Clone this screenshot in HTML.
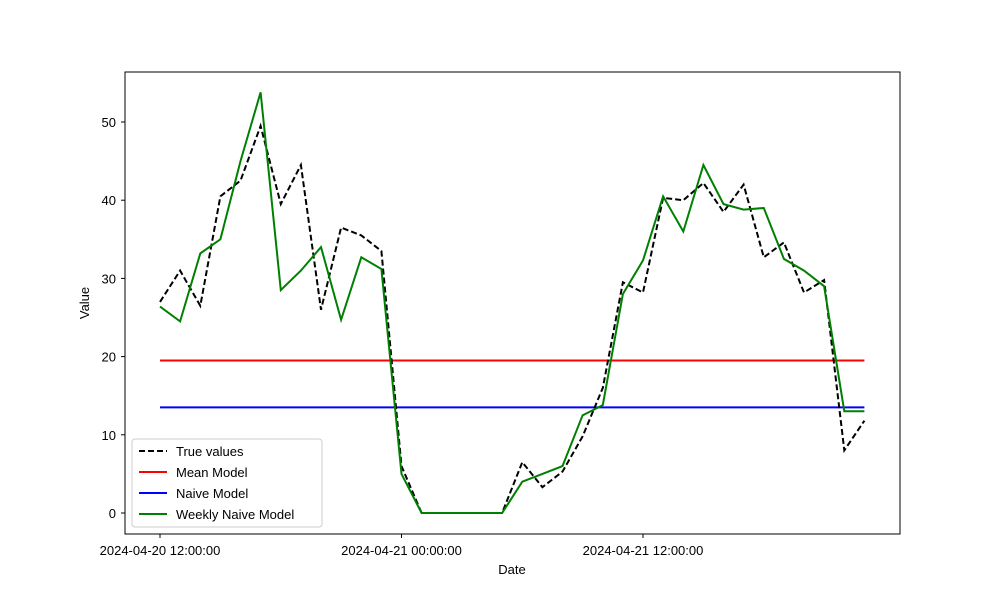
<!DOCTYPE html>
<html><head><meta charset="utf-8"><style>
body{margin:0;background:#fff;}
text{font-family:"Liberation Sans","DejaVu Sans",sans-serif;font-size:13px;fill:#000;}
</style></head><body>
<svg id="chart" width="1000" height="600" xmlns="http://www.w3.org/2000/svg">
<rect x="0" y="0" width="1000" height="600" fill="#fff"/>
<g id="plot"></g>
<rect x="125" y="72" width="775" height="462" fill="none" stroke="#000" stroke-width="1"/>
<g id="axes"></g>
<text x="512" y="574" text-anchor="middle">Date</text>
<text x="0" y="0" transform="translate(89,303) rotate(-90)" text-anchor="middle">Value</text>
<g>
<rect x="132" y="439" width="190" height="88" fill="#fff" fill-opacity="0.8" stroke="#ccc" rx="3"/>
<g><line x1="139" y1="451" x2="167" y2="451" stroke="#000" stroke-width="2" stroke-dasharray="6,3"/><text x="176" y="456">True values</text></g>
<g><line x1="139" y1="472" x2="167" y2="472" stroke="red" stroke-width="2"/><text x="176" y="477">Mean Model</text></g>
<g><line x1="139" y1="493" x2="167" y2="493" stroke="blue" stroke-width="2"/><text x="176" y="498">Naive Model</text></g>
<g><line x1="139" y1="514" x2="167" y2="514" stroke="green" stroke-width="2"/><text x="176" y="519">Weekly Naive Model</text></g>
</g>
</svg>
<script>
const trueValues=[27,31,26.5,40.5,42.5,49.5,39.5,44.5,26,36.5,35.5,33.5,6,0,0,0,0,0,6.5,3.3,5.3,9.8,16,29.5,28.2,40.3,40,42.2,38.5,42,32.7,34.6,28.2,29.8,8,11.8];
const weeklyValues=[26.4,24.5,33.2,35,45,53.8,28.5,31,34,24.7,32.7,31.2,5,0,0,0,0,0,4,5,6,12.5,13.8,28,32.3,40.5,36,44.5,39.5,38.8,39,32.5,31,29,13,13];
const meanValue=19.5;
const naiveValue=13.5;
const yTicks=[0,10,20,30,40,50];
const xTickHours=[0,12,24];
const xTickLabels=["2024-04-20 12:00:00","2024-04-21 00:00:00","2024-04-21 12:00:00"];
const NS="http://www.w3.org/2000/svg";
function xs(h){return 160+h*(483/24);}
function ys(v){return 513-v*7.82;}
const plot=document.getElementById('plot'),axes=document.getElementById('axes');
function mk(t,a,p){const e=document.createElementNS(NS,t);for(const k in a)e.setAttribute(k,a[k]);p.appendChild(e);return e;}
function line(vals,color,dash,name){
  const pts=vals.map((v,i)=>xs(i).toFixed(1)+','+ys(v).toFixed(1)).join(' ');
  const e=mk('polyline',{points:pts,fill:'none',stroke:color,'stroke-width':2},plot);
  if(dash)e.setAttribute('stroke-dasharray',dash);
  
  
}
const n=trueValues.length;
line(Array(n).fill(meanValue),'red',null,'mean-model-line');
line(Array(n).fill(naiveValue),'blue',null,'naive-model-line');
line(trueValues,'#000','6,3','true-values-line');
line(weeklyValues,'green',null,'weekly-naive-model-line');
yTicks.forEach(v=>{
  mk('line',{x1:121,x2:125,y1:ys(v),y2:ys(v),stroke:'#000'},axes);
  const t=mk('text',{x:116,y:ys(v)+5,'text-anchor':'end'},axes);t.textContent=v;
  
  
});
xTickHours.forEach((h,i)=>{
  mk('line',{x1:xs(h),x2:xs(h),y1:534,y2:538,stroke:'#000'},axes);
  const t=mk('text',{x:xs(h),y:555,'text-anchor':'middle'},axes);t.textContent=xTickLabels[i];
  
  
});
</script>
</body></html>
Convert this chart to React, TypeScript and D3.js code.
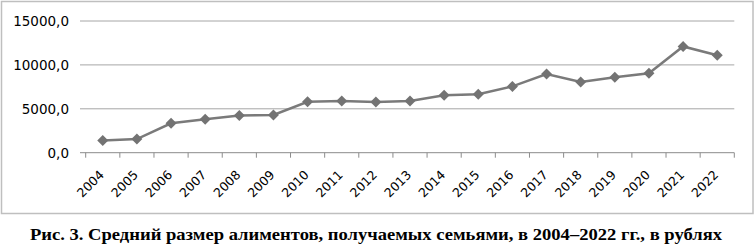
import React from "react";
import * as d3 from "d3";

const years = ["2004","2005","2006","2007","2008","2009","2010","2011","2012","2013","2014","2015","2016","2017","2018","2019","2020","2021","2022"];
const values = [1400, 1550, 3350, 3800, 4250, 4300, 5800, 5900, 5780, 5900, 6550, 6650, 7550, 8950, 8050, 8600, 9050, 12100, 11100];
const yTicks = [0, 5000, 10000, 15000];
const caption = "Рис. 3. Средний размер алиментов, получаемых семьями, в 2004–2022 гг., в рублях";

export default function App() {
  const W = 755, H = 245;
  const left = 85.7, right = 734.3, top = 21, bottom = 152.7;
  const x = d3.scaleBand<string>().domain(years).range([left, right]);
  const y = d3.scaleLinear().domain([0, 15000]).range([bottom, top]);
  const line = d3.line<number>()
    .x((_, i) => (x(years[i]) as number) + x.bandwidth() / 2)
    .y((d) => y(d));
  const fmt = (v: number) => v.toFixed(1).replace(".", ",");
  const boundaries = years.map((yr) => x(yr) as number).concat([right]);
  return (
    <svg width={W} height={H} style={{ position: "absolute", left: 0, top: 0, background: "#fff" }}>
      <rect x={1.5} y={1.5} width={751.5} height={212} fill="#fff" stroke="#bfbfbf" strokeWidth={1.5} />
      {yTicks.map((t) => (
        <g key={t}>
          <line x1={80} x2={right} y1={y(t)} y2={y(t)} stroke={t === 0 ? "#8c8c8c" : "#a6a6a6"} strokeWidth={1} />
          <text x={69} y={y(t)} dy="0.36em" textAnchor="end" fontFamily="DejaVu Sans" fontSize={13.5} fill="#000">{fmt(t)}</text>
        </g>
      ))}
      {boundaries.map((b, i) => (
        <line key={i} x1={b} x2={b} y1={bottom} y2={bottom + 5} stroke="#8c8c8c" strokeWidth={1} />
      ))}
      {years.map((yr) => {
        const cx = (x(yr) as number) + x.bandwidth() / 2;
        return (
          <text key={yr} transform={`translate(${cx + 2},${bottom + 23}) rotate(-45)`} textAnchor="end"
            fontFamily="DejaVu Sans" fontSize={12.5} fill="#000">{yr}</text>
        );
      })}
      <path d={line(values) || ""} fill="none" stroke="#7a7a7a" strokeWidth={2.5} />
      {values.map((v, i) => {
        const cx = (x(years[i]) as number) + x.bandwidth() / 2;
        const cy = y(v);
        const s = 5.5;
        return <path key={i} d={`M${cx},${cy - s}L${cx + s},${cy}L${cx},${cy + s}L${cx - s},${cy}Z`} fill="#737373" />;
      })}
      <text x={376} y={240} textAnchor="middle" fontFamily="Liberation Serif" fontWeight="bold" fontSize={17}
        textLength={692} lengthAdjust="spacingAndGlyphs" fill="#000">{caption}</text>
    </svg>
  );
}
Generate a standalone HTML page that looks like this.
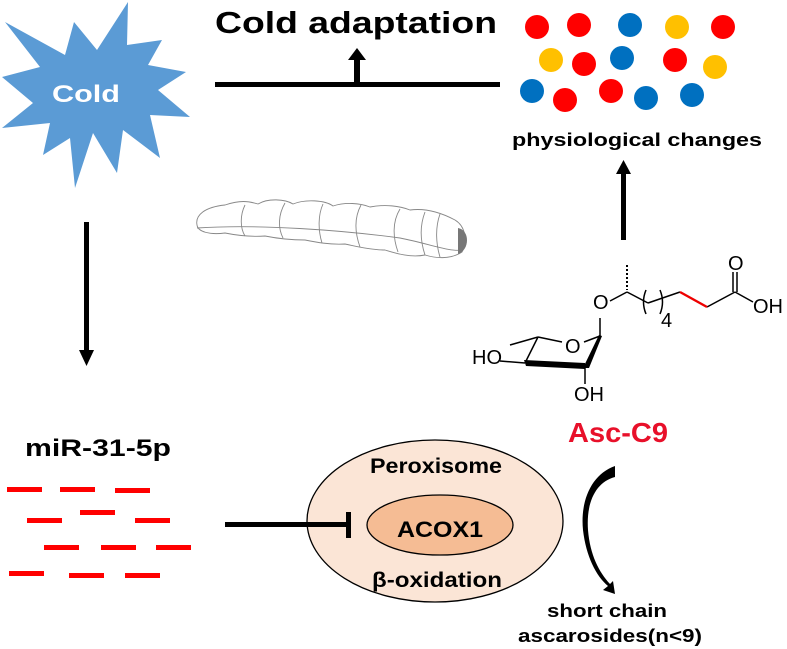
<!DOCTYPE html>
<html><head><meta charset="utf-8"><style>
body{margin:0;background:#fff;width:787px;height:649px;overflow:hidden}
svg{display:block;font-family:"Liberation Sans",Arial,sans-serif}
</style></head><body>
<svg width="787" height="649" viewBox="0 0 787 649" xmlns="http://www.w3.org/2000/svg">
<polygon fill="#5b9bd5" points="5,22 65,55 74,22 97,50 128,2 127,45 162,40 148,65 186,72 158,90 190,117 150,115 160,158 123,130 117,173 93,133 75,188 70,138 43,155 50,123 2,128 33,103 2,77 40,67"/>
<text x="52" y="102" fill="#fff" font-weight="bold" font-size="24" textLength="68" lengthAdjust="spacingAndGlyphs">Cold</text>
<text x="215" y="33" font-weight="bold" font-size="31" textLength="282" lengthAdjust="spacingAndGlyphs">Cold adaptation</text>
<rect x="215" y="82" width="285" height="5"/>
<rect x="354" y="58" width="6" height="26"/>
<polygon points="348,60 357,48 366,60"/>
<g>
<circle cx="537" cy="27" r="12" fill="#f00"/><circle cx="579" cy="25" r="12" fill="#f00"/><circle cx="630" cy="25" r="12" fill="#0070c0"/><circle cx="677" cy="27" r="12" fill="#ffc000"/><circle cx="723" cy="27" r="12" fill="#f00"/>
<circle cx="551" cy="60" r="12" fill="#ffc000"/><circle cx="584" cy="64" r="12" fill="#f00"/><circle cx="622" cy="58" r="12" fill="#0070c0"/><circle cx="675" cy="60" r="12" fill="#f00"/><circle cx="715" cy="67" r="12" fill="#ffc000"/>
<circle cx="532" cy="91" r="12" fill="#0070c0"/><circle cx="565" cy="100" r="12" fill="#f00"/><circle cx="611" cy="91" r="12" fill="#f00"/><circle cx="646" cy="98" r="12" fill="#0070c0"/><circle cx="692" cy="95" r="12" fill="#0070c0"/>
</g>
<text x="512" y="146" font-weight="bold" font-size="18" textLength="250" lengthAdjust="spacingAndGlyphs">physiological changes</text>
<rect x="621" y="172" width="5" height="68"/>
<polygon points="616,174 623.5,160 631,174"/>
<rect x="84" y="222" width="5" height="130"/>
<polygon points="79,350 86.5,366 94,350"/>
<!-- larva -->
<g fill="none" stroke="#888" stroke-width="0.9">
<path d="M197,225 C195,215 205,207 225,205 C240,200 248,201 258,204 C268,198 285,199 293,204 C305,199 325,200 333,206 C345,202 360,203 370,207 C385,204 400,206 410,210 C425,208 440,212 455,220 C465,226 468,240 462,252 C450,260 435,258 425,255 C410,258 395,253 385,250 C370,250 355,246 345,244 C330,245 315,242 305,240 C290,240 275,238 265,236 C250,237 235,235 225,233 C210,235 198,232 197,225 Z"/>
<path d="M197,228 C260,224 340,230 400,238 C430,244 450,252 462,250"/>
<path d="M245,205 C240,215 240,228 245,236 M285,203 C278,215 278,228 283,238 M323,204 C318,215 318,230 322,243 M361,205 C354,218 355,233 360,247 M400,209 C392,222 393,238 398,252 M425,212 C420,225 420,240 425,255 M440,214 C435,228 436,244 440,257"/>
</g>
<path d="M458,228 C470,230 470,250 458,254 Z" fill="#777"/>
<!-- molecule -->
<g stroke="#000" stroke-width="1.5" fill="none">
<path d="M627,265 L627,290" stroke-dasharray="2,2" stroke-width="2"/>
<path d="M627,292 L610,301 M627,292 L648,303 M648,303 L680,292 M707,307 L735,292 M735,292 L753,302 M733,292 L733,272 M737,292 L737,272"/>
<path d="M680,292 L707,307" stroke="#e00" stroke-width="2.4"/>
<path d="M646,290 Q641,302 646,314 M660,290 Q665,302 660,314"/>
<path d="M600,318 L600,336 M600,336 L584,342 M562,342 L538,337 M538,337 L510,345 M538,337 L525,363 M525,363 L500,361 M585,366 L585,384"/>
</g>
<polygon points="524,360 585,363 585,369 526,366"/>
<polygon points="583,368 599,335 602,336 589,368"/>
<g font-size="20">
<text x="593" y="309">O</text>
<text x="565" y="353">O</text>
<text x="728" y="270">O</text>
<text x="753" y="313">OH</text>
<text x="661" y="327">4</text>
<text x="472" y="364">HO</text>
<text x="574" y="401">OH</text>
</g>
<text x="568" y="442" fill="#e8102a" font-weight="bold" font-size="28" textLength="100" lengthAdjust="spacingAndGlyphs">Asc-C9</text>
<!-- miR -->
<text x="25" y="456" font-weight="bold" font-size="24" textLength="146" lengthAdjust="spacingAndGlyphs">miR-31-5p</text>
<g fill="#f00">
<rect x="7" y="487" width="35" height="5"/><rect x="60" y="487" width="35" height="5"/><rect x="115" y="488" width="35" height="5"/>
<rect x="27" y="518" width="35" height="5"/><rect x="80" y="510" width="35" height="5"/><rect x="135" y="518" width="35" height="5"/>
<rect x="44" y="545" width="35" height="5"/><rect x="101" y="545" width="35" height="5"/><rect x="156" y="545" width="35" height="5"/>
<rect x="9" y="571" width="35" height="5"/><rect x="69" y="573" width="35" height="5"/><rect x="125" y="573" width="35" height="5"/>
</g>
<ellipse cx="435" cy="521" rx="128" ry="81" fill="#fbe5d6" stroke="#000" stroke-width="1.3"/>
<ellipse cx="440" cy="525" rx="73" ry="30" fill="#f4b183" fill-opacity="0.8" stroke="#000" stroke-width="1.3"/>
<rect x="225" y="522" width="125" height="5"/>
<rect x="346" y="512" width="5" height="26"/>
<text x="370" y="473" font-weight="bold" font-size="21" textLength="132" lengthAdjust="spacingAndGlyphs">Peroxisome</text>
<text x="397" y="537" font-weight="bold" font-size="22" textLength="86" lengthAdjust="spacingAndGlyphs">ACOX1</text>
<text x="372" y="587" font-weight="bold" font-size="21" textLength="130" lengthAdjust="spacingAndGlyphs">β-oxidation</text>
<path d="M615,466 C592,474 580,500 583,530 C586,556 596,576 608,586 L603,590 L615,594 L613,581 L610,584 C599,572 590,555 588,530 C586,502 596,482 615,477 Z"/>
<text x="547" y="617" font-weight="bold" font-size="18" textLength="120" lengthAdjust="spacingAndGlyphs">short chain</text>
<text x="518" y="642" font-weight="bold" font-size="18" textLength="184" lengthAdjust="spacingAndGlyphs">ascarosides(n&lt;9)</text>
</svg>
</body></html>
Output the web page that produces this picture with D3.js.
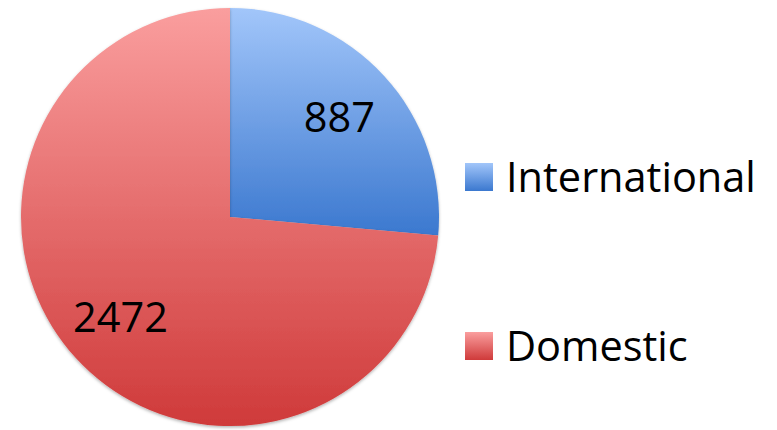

◆ ◆ ◆

▶ [INSTRUCTIONS FOR THE TASK]: Begin with the line where "Convert this chart" appears and end with the line where "3. Средний размер" appears. Copy only that stretch, exactly, with no pictures.

▶ [REPLY TO THE EXERCISE]:
Convert this chart to React, TypeScript and D3.js code.
import React from "react";
import * as d3 from "d3";

const years = ["2004","2005","2006","2007","2008","2009","2010","2011","2012","2013","2014","2015","2016","2017","2018","2019","2020","2021","2022"];
const values = [1400, 1550, 3350, 3800, 4250, 4300, 5800, 5900, 5780, 5900, 6550, 6650, 7550, 8950, 8050, 8600, 9050, 12100, 11100];
const yTicks = [0, 5000, 10000, 15000];
const caption = "Рис. 3. Средний размер алиментов, получаемых семьями, в 2004–2022 гг., в рублях";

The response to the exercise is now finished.